Thursday, July 29, 2010

The energy cost of water

I have long been pondering the carbon footprint of the tap water we so take for granted.  Water is heavy, viscous stuff, and it takes a lot of energy to collect, deliver, and process.

Recently I came across a figure: running a tap for 5 minutes represents the same power consumption as running a 60 watt bulb for 14 hours. Unfortunately I have lost the source for that.

But today I get a figure from the Energy Saving Trust. "The energy needed to treat and pump mains water to our homes, and to collect and treat waste water from the sewage network, is responsible for nearly 1% of the UK's annual greenhouse gas emissions."

OK. The UK Carbon Footprint Project says: The UK's carbon footprint is over 500* million tonnes of CO2 per year. 1% of 500 is 5, so the embodied CO2 in our annual water is 5,000,000 tonnes, right? or 5 trillion grammes? (Correct me if I'm wrong, I am poor at sums).

Now, Water UK says "Each day the UK water industry collects, treats and then supplies more than 17 billion litres of high quality water to domestic and commercial customers and then collects and treats over 16 billion litres of the resulting wastewaters, returning it safely to the environment."

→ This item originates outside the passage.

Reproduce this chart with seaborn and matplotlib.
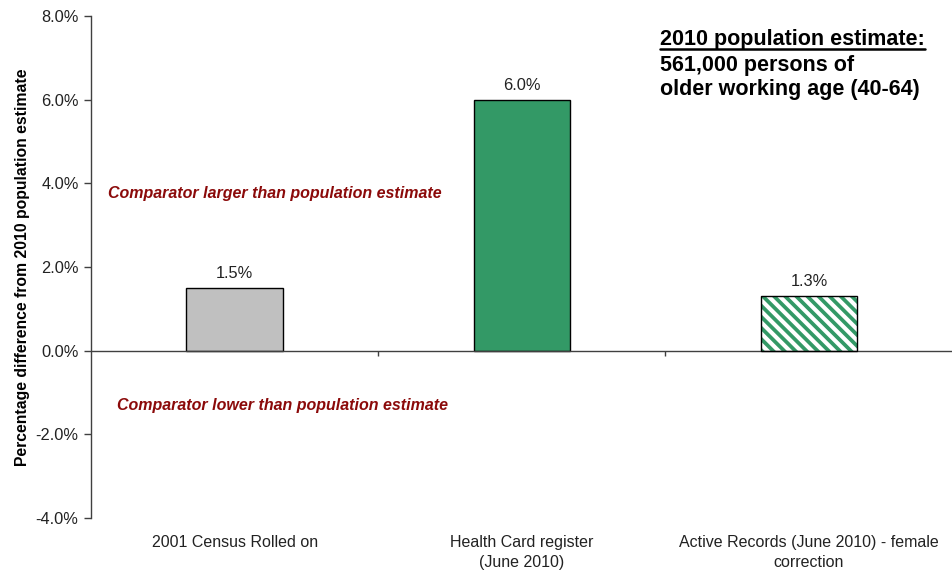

So 33,000,000,000 litres a day, or 12,012,000,000,000 litres a year. Divide CO2 in grammes  by volume of water in litres to get number of grammes of CO2 per litre, right?

 5,000,000,000,000
_______________
12,012,000,000,000
= 0.42 grammes CO2 per litre.

In fact, 1 litre of tap water is about twice that, 0.8 grammes CO2, say, since once it's out of the tap, most of it has to be dealt with as sewage. Of course, sewage also  picks up some rain water runoff.

I should now go and check this against the thing of 5 minutes tap run = 14 hours of a 60watt bulb, but I need to go and have a little lie down after all this calculation.

Anyway, it all goes to prove that we shouldn't poo in our drinking water.

4 comments:

Jesse said...

Cannot fault your calculation at a quick glance! Seems like a small number to me.

Tiny compared to the 40% of annual emissions or so from electricity generation.

DocRichard said...

Of course, most of the power to shift water about comes through electricity.

DocRichard said...

Each person in the UK uses 150 litres a day. I make that 44 Kg CO2 a year per person through water usage.

Unknown said...

150 litres sounds quite conservative, it takes 4 litres to flush a loo. we're frugal with water as it always seems crazy that we flush our toilet with with drinking water. although we use shower water to flush ours and use our dish wash water to water the garden and we pump the washing machine water into a butt to water the garden too - it is still wasteful and we should do better.